**** DATA IN THIS EXERCISE

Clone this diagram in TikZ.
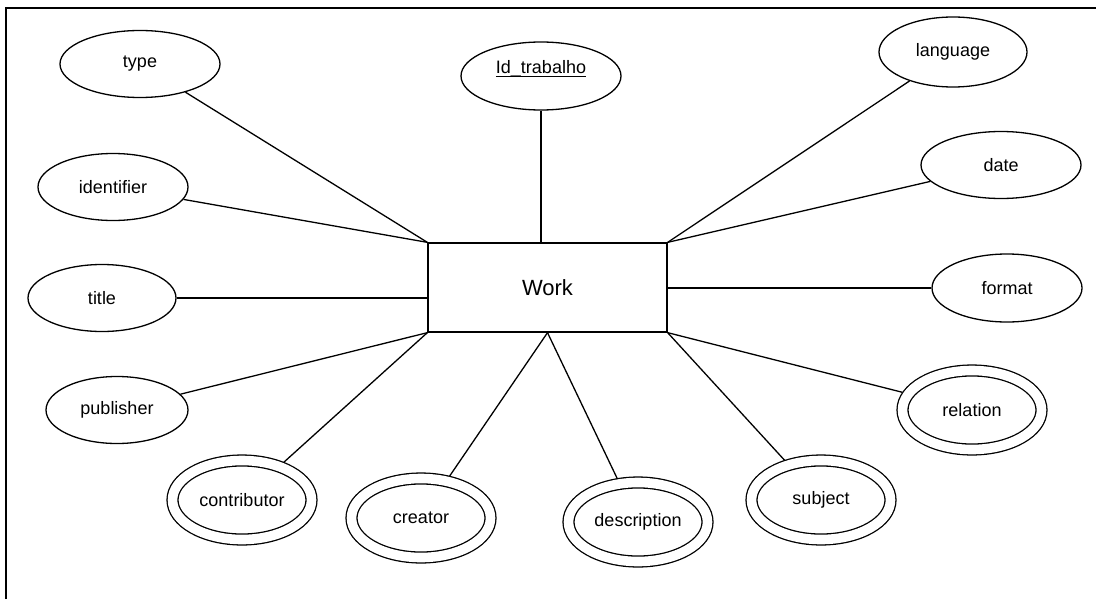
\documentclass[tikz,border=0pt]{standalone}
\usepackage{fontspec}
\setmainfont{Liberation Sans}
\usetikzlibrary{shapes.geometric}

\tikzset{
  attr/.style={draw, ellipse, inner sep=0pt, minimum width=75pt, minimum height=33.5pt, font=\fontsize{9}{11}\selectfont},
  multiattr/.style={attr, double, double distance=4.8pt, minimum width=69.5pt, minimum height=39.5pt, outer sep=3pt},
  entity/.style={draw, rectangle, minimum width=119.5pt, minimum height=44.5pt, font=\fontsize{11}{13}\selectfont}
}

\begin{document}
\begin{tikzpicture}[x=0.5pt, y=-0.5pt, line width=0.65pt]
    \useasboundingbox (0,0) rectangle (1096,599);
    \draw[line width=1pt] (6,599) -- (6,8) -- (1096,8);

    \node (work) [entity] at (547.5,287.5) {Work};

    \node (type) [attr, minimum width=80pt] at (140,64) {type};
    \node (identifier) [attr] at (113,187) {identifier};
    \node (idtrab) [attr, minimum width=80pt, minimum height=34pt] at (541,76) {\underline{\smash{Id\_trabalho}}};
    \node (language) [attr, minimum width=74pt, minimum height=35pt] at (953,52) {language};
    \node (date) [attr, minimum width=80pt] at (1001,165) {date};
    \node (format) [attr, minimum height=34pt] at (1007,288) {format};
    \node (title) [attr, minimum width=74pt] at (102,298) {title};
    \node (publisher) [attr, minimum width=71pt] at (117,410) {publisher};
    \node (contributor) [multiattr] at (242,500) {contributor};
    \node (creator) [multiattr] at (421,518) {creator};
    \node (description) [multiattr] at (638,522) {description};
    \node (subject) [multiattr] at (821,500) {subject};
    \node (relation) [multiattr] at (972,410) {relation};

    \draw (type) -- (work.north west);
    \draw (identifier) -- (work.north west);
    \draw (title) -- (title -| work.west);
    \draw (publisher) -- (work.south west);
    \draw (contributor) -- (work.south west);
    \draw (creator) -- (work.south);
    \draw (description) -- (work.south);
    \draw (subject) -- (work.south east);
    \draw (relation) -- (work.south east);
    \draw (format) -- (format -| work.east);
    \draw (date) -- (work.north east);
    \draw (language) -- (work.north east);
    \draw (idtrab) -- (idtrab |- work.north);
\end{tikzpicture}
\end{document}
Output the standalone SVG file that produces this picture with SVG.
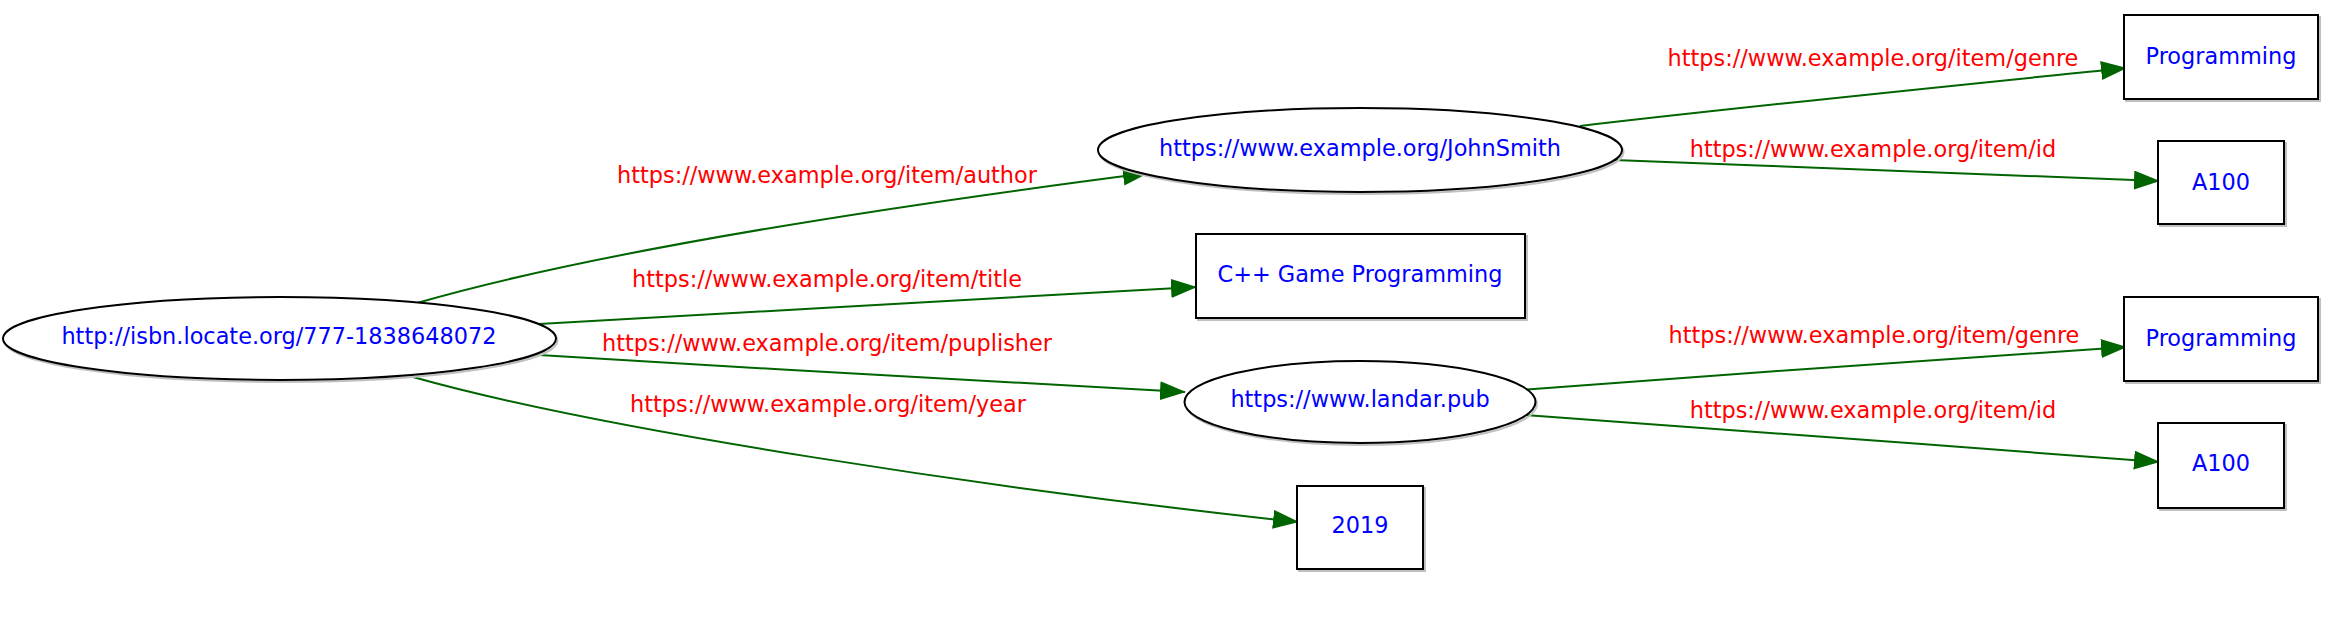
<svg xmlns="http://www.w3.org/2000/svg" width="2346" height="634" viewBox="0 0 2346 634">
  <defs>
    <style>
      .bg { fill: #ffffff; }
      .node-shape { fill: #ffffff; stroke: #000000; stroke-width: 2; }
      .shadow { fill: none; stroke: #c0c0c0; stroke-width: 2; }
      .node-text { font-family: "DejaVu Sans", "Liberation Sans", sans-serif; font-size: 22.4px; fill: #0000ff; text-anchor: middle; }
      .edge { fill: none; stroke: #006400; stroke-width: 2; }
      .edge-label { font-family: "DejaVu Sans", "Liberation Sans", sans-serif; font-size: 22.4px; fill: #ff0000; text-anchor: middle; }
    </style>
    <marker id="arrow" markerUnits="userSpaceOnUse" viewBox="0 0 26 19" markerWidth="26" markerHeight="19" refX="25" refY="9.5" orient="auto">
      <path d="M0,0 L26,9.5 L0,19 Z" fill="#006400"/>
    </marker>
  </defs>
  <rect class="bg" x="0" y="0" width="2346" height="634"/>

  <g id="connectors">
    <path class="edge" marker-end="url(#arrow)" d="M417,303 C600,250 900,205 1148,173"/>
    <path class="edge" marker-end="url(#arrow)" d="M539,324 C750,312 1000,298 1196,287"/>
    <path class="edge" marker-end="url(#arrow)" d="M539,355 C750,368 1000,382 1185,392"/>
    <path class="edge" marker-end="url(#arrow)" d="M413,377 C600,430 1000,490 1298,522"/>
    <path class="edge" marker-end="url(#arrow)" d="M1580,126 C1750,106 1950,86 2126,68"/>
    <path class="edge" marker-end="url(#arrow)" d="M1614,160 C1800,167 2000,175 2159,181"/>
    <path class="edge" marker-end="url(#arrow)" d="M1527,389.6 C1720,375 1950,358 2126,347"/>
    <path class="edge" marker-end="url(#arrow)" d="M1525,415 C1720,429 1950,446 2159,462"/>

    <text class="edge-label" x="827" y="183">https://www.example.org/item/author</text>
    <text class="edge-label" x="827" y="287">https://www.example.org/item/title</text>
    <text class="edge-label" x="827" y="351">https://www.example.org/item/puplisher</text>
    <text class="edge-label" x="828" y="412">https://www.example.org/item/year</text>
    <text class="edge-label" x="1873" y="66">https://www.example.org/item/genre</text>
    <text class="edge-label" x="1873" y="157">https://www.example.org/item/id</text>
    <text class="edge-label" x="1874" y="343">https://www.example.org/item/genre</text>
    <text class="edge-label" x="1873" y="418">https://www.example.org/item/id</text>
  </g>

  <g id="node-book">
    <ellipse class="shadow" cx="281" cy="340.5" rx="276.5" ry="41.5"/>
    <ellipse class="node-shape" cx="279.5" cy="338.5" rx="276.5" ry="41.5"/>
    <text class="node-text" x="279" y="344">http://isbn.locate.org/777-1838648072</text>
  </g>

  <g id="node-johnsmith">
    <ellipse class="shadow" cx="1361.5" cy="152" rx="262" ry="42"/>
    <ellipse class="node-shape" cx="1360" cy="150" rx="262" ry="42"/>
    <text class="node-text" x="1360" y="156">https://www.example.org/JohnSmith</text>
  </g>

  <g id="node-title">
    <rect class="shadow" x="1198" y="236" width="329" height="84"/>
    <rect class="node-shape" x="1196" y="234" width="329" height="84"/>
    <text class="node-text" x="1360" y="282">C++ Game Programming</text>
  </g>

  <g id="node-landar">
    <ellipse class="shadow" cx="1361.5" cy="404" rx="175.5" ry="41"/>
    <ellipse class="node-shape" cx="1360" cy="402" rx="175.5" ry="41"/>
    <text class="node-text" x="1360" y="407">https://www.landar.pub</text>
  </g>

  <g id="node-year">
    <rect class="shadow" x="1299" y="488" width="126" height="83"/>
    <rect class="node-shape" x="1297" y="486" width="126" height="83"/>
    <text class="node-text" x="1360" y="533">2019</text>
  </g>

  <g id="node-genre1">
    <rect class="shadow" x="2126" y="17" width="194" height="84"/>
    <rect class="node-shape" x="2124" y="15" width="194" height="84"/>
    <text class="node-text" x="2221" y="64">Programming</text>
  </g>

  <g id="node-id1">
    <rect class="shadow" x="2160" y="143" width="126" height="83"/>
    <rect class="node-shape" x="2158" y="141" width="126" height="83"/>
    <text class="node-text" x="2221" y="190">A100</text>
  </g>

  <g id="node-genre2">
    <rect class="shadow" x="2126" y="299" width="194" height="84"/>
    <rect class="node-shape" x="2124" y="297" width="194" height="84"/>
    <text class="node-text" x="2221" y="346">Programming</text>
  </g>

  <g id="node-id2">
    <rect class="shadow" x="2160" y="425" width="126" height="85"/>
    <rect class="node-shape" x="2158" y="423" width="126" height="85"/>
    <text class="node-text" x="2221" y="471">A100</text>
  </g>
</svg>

********

- STATED GOAL -
Write out each line of the data exactly; the images should be left out.

- EXERCISE ANSWER -
Clone this diagram in TikZ.
\documentclass[tikz,border=0pt]{standalone}
\usepackage{fontspec}
\setmainfont{Liberation Sans}
\usetikzlibrary{shapes.geometric}

\tikzset{
  attr/.style={draw, ellipse, inner sep=0pt, minimum width=75pt, minimum height=33.5pt, font=\fontsize{9}{11}\selectfont},
  multiattr/.style={attr, double, double distance=4.8pt, minimum width=69.5pt, minimum height=39.5pt, outer sep=3pt},
  entity/.style={draw, rectangle, minimum width=119.5pt, minimum height=44.5pt, font=\fontsize{11}{13}\selectfont}
}

\begin{document}
\begin{tikzpicture}[x=0.5pt, y=-0.5pt, line width=0.65pt]
    \useasboundingbox (0,0) rectangle (1096,599);
    \draw[line width=1pt] (6,599) -- (6,8) -- (1096,8);

    \node (work) [entity] at (547.5,287.5) {Work};

    \node (type) [attr, minimum width=80pt] at (140,64) {type};
    \node (identifier) [attr] at (113,187) {identifier};
    \node (idtrab) [attr, minimum width=80pt, minimum height=34pt] at (541,76) {\underline{\smash{Id\_trabalho}}};
    \node (language) [attr, minimum width=74pt, minimum height=35pt] at (953,52) {language};
    \node (date) [attr, minimum width=80pt] at (1001,165) {date};
    \node (format) [attr, minimum height=34pt] at (1007,288) {format};
    \node (title) [attr, minimum width=74pt] at (102,298) {title};
    \node (publisher) [attr, minimum width=71pt] at (117,410) {publisher};
    \node (contributor) [multiattr] at (242,500) {contributor};
    \node (creator) [multiattr] at (421,518) {creator};
    \node (description) [multiattr] at (638,522) {description};
    \node (subject) [multiattr] at (821,500) {subject};
    \node (relation) [multiattr] at (972,410) {relation};

    \draw (type) -- (work.north west);
    \draw (identifier) -- (work.north west);
    \draw (title) -- (title -| work.west);
    \draw (publisher) -- (work.south west);
    \draw (contributor) -- (work.south west);
    \draw (creator) -- (work.south);
    \draw (description) -- (work.south);
    \draw (subject) -- (work.south east);
    \draw (relation) -- (work.south east);
    \draw (format) -- (format -| work.east);
    \draw (date) -- (work.north east);
    \draw (language) -- (work.north east);
    \draw (idtrab) -- (idtrab |- work.north);
\end{tikzpicture}
\end{document}
Output the standalone SVG file that produces this picture with SVG.
<svg xmlns="http://www.w3.org/2000/svg" width="2346" height="634" viewBox="0 0 2346 634">
  <defs>
    <style>
      .bg { fill: #ffffff; }
      .node-shape { fill: #ffffff; stroke: #000000; stroke-width: 2; }
      .shadow { fill: none; stroke: #c0c0c0; stroke-width: 2; }
      .node-text { font-family: "DejaVu Sans", "Liberation Sans", sans-serif; font-size: 22.4px; fill: #0000ff; text-anchor: middle; }
      .edge { fill: none; stroke: #006400; stroke-width: 2; }
      .edge-label { font-family: "DejaVu Sans", "Liberation Sans", sans-serif; font-size: 22.4px; fill: #ff0000; text-anchor: middle; }
    </style>
    <marker id="arrow" markerUnits="userSpaceOnUse" viewBox="0 0 26 19" markerWidth="26" markerHeight="19" refX="25" refY="9.5" orient="auto">
      <path d="M0,0 L26,9.5 L0,19 Z" fill="#006400"/>
    </marker>
  </defs>
  <rect class="bg" x="0" y="0" width="2346" height="634"/>

  <g id="connectors">
    <path class="edge" marker-end="url(#arrow)" d="M417,303 C600,250 900,205 1148,173"/>
    <path class="edge" marker-end="url(#arrow)" d="M539,324 C750,312 1000,298 1196,287"/>
    <path class="edge" marker-end="url(#arrow)" d="M539,355 C750,368 1000,382 1185,392"/>
    <path class="edge" marker-end="url(#arrow)" d="M413,377 C600,430 1000,490 1298,522"/>
    <path class="edge" marker-end="url(#arrow)" d="M1580,126 C1750,106 1950,86 2126,68"/>
    <path class="edge" marker-end="url(#arrow)" d="M1614,160 C1800,167 2000,175 2159,181"/>
    <path class="edge" marker-end="url(#arrow)" d="M1527,389.6 C1720,375 1950,358 2126,347"/>
    <path class="edge" marker-end="url(#arrow)" d="M1525,415 C1720,429 1950,446 2159,462"/>

    <text class="edge-label" x="827" y="183">https://www.example.org/item/author</text>
    <text class="edge-label" x="827" y="287">https://www.example.org/item/title</text>
    <text class="edge-label" x="827" y="351">https://www.example.org/item/puplisher</text>
    <text class="edge-label" x="828" y="412">https://www.example.org/item/year</text>
    <text class="edge-label" x="1873" y="66">https://www.example.org/item/genre</text>
    <text class="edge-label" x="1873" y="157">https://www.example.org/item/id</text>
    <text class="edge-label" x="1874" y="343">https://www.example.org/item/genre</text>
    <text class="edge-label" x="1873" y="418">https://www.example.org/item/id</text>
  </g>

  <g id="node-book">
    <ellipse class="shadow" cx="281" cy="340.5" rx="276.5" ry="41.5"/>
    <ellipse class="node-shape" cx="279.5" cy="338.5" rx="276.5" ry="41.5"/>
    <text class="node-text" x="279" y="344">http://isbn.locate.org/777-1838648072</text>
  </g>

  <g id="node-johnsmith">
    <ellipse class="shadow" cx="1361.5" cy="152" rx="262" ry="42"/>
    <ellipse class="node-shape" cx="1360" cy="150" rx="262" ry="42"/>
    <text class="node-text" x="1360" y="156">https://www.example.org/JohnSmith</text>
  </g>

  <g id="node-title">
    <rect class="shadow" x="1198" y="236" width="329" height="84"/>
    <rect class="node-shape" x="1196" y="234" width="329" height="84"/>
    <text class="node-text" x="1360" y="282">C++ Game Programming</text>
  </g>

  <g id="node-landar">
    <ellipse class="shadow" cx="1361.5" cy="404" rx="175.5" ry="41"/>
    <ellipse class="node-shape" cx="1360" cy="402" rx="175.5" ry="41"/>
    <text class="node-text" x="1360" y="407">https://www.landar.pub</text>
  </g>

  <g id="node-year">
    <rect class="shadow" x="1299" y="488" width="126" height="83"/>
    <rect class="node-shape" x="1297" y="486" width="126" height="83"/>
    <text class="node-text" x="1360" y="533">2019</text>
  </g>

  <g id="node-genre1">
    <rect class="shadow" x="2126" y="17" width="194" height="84"/>
    <rect class="node-shape" x="2124" y="15" width="194" height="84"/>
    <text class="node-text" x="2221" y="64">Programming</text>
  </g>

  <g id="node-id1">
    <rect class="shadow" x="2160" y="143" width="126" height="83"/>
    <rect class="node-shape" x="2158" y="141" width="126" height="83"/>
    <text class="node-text" x="2221" y="190">A100</text>
  </g>

  <g id="node-genre2">
    <rect class="shadow" x="2126" y="299" width="194" height="84"/>
    <rect class="node-shape" x="2124" y="297" width="194" height="84"/>
    <text class="node-text" x="2221" y="346">Programming</text>
  </g>

  <g id="node-id2">
    <rect class="shadow" x="2160" y="425" width="126" height="85"/>
    <rect class="node-shape" x="2158" y="423" width="126" height="85"/>
    <text class="node-text" x="2221" y="471">A100</text>
  </g>
</svg>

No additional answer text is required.